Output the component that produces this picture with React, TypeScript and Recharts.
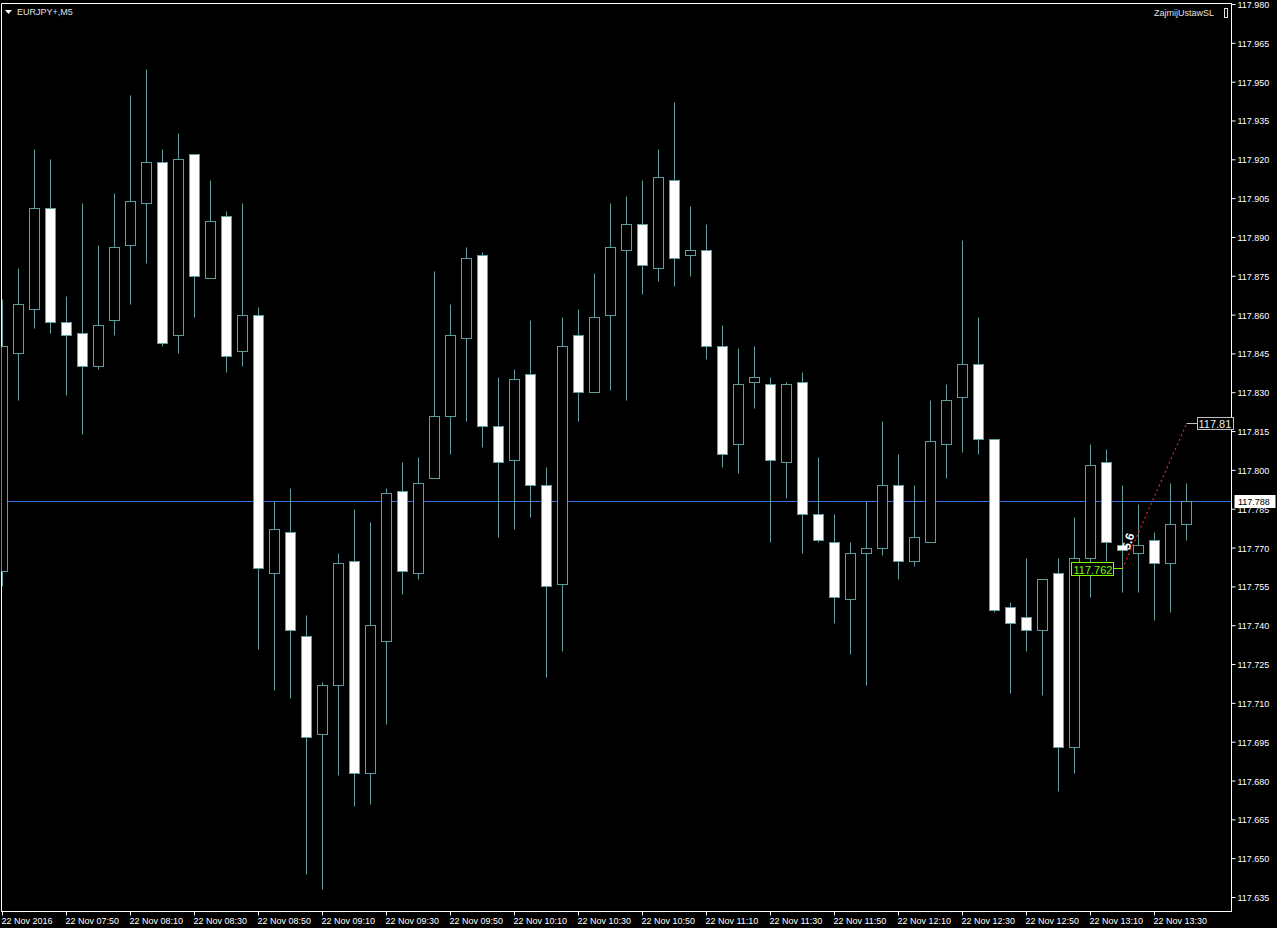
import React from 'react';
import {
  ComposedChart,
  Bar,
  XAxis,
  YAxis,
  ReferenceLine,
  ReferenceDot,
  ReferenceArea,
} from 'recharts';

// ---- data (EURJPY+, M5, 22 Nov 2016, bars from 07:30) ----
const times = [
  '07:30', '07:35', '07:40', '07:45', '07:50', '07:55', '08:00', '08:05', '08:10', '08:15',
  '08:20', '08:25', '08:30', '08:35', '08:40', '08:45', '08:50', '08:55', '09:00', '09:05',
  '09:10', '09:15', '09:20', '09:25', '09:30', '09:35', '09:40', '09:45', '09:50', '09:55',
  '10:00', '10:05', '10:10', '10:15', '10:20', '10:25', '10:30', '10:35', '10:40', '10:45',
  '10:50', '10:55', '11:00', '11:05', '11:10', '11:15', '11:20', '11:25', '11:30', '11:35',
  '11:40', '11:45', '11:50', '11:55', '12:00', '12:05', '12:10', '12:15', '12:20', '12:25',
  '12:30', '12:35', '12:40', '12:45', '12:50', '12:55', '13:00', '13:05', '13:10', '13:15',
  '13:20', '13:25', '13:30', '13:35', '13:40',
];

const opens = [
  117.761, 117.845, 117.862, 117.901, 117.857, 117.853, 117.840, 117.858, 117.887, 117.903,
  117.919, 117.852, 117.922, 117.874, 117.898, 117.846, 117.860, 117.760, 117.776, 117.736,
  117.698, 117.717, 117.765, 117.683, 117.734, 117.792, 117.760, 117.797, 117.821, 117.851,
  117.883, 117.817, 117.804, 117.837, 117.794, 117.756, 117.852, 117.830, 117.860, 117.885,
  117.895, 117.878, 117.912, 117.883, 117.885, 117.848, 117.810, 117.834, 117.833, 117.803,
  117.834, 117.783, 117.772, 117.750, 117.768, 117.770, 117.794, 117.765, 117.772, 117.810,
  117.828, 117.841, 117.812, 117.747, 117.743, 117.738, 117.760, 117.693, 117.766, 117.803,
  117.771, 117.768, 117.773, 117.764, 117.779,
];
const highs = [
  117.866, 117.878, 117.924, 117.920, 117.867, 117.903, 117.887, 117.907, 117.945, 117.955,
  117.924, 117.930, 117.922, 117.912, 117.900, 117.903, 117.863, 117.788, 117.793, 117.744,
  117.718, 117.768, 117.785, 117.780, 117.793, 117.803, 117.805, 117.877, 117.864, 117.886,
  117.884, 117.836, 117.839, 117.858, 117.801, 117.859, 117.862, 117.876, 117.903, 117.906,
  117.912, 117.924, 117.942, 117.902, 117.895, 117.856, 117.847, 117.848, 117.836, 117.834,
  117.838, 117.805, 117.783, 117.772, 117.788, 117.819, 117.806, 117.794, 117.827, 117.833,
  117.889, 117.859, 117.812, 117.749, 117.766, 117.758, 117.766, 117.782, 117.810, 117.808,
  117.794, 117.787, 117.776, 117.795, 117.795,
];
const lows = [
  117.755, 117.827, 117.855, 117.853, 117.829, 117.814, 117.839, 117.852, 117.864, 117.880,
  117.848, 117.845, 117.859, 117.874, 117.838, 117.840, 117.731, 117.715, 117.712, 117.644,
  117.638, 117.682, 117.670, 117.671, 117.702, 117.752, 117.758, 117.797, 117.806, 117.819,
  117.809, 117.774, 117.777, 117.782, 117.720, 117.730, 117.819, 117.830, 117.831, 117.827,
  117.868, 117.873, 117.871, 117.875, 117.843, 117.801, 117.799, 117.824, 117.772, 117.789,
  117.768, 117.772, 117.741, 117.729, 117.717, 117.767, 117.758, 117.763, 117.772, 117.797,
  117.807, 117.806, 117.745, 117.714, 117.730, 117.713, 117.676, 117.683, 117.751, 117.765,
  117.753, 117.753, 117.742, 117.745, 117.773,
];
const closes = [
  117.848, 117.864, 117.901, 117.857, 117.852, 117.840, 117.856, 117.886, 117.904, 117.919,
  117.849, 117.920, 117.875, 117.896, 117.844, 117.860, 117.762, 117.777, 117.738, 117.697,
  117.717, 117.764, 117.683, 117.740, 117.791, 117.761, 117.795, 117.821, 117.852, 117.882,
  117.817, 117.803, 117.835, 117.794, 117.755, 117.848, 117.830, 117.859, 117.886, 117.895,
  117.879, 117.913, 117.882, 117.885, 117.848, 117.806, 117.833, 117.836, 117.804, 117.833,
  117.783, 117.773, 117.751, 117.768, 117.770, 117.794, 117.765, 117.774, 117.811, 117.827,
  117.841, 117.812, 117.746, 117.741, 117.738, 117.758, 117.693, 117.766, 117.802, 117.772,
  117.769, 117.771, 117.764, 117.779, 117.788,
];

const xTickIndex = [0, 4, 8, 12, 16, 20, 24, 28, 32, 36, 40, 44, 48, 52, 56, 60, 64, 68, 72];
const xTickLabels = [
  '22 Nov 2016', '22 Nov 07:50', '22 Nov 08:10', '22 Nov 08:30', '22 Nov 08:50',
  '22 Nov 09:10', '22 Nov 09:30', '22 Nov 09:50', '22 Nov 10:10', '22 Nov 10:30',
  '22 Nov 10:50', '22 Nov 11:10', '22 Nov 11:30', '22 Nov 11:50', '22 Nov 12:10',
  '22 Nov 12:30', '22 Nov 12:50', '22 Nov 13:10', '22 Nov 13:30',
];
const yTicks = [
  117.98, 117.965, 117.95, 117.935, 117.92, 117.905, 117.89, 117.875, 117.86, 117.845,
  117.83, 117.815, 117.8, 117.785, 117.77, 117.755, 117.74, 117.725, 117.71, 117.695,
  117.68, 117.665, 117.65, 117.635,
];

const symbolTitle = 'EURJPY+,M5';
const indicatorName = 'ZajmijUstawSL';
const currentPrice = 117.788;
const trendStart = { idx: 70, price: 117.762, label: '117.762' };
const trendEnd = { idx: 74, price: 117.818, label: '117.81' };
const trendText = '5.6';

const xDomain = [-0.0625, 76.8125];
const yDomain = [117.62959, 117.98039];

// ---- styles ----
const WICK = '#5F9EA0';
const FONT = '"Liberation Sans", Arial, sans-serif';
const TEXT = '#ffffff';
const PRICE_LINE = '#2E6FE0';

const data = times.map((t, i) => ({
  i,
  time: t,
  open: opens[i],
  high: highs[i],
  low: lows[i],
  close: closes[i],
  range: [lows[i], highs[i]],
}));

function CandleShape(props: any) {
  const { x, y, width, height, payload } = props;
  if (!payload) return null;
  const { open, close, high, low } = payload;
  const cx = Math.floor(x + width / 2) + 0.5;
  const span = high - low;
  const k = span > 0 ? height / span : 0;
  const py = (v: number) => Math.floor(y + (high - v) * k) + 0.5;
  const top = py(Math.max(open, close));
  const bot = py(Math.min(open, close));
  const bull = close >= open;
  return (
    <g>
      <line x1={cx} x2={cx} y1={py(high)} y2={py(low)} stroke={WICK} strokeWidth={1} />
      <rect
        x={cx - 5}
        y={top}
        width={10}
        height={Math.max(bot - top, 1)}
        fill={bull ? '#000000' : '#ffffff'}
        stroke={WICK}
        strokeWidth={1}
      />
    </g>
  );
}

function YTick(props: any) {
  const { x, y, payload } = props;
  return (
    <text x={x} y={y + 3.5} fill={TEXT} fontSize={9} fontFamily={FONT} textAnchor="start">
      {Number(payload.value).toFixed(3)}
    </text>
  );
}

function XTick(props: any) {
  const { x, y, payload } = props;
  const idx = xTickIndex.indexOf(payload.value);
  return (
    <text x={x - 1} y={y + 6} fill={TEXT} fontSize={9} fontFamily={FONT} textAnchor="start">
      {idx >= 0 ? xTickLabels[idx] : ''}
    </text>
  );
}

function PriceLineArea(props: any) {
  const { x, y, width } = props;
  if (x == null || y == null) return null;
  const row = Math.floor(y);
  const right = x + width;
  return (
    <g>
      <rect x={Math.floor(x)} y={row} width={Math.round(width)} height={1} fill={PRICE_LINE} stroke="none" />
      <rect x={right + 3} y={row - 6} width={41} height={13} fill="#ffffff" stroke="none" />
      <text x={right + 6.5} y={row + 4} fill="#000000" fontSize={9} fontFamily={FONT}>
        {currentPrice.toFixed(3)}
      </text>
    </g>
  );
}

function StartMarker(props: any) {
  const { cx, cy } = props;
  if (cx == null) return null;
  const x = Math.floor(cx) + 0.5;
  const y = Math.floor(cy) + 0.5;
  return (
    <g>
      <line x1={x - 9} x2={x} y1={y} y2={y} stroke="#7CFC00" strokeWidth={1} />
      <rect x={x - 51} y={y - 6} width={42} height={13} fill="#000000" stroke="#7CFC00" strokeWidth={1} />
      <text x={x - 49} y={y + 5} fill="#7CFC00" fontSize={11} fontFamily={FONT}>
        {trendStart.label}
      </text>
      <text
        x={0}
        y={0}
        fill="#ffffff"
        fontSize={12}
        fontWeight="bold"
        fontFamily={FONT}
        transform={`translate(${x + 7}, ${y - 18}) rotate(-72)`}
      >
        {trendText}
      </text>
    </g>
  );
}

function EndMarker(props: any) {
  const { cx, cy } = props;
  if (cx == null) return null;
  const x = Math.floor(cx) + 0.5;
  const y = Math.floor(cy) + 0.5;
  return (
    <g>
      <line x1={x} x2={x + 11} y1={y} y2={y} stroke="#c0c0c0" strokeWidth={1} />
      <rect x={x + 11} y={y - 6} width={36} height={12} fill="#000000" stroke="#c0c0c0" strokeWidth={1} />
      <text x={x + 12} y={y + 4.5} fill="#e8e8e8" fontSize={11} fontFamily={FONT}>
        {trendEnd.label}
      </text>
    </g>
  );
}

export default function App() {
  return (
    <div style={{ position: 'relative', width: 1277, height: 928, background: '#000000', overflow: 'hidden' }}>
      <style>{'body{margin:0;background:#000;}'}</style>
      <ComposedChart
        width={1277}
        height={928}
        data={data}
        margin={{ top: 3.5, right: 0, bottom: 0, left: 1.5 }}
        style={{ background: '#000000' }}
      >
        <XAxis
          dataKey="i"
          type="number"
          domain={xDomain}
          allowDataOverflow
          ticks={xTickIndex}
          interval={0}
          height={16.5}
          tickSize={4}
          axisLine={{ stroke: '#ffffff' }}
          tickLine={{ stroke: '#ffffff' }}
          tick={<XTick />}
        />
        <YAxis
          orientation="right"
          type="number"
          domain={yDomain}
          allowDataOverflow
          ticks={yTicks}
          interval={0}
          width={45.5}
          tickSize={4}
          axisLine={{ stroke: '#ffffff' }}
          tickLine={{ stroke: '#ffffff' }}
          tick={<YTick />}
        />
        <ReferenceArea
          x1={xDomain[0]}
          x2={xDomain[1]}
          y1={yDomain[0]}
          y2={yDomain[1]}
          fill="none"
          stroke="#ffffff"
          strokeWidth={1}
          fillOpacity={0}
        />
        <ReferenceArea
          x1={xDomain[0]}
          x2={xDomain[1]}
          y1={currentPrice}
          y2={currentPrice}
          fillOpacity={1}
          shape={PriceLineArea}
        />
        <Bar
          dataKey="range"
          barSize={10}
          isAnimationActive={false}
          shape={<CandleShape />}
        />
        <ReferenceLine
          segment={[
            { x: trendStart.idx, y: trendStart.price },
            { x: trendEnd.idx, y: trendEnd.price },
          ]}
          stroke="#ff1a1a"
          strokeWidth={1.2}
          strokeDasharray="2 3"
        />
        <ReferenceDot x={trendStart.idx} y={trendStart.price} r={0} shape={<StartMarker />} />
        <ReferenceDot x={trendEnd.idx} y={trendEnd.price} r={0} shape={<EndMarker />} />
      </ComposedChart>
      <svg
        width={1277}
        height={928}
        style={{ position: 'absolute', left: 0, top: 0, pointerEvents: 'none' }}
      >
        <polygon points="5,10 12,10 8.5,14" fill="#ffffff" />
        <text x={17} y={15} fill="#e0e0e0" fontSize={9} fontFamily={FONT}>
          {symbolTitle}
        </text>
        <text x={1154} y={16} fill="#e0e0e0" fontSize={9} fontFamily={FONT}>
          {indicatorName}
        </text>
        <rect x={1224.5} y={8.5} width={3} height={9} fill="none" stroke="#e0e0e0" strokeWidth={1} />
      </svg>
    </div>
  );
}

## Request
All lines above containing the string "React" are to be collected.

## Exercise output
Output the component that produces this picture with React, TypeScript and Recharts.
import React from 'react';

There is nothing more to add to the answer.